Continuous Recording

When the stop command is received, the recorder should continue capturing data for a specified duration before completely halting. This feature ensures that post-event data is also available for analysis.

Cached Event Capture

The recorder should be designed to capture data leading up to a system detection event, ensuring that the information preceding the event is available in memory, providing a valuable cache for later analysis.

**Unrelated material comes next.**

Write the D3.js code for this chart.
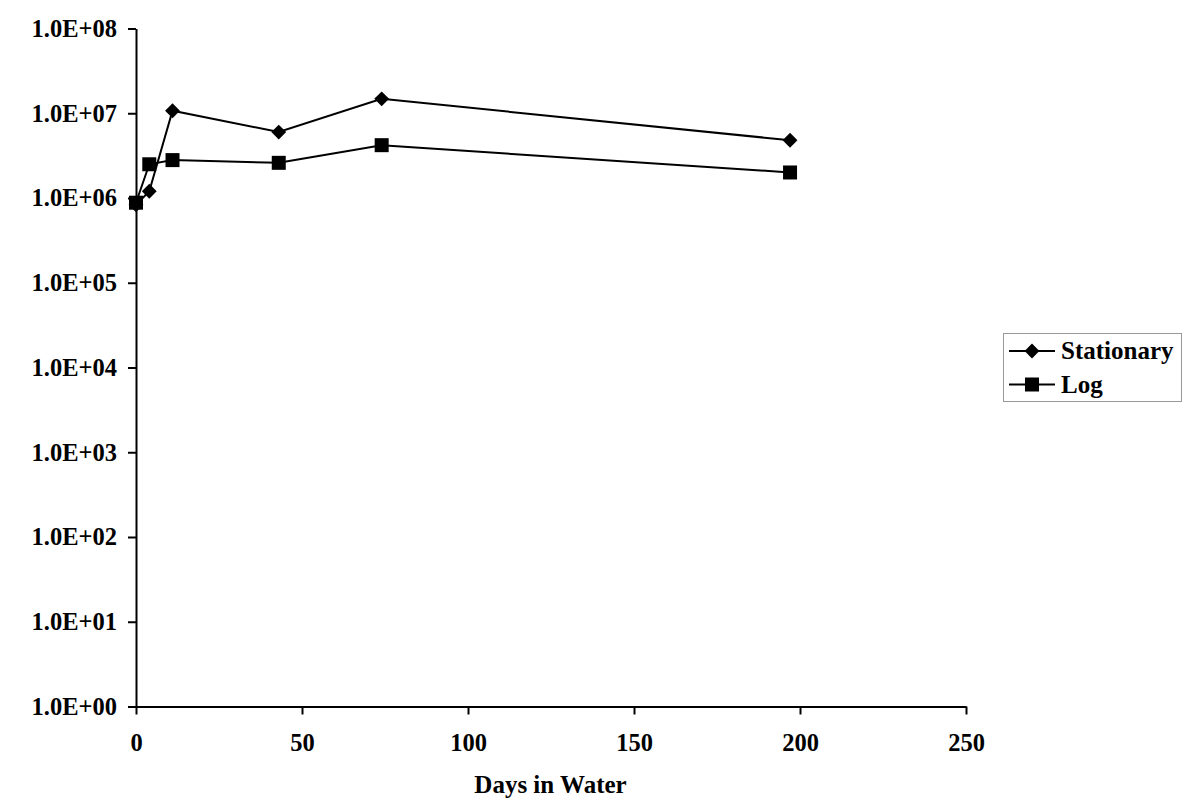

Non-Functional Requirements

Efficiency

The recorder should be optimized for memory usage and performance to prevent any impact on the overall system's operation.

Configurability

Design the recorder with configurable parameters to allow users to adapt it to their specific requirements.

Reliability

The recorder should be resilient to system failures and able to handle different scenarios, such as sudden shutdowns.

Additional Considerations

Error Handling

Implement robust error handling mechanisms to gracefully manage any unexpected situations.

Documentation

Provide comprehensive documentation that explains how to configure, initiate, and control the recorder, as well as how to interpret the recorded data.

Testing

Develop a suite of tests to ensure the recorder's functionality, including different start/stop scenarios and cache capture effectiveness.

Expected Outcome

The implementation of this enhanced ROS2 node recorder will contribute significantly to the Sky360 system's efficiency by providing a reliable mechanism for capturing critical data in memory and on disk. This feature will empower the system to have access to relevant information preceding a detection event, allowing for more insightful analysis and decision-making.

[realsnick]

Additional Considerations

Timestamp Format

Specify the format of the timestamps to ensure compatibility with ROS2 and downstream analysis tools.

Timestamp Synchronization

Consider any potential clock synchronization requirements to ensure consistent timestamps across different components of the system.

Note

The inclusion of ROS2 timestamps in both memory and disk recordings of the enhanced recorder will provide critical temporal context for the captured data. This feature is essential for conducting accurate time-window analysis and real-time scientific investigations within the Sky360 system. By meeting this requirement, the recorder will greatly enhance the system's capabilities for advanced data analysis and insight generation.

[realsnick]

For the Aloha versions of the Sky360 system, a pivotal focus lies on capturing and analyzing two key types of information: the raw data from the all sky camera and the parameters associated with the all sky camera itself. These topics hold critical significance as they form the foundation for understanding system behavior, enabling in-depth analysis of events, and facilitating real-time insights. The raw data offers a direct glimpse into the environment, while the camera parameters provide crucial context to interpret the captured data accurately.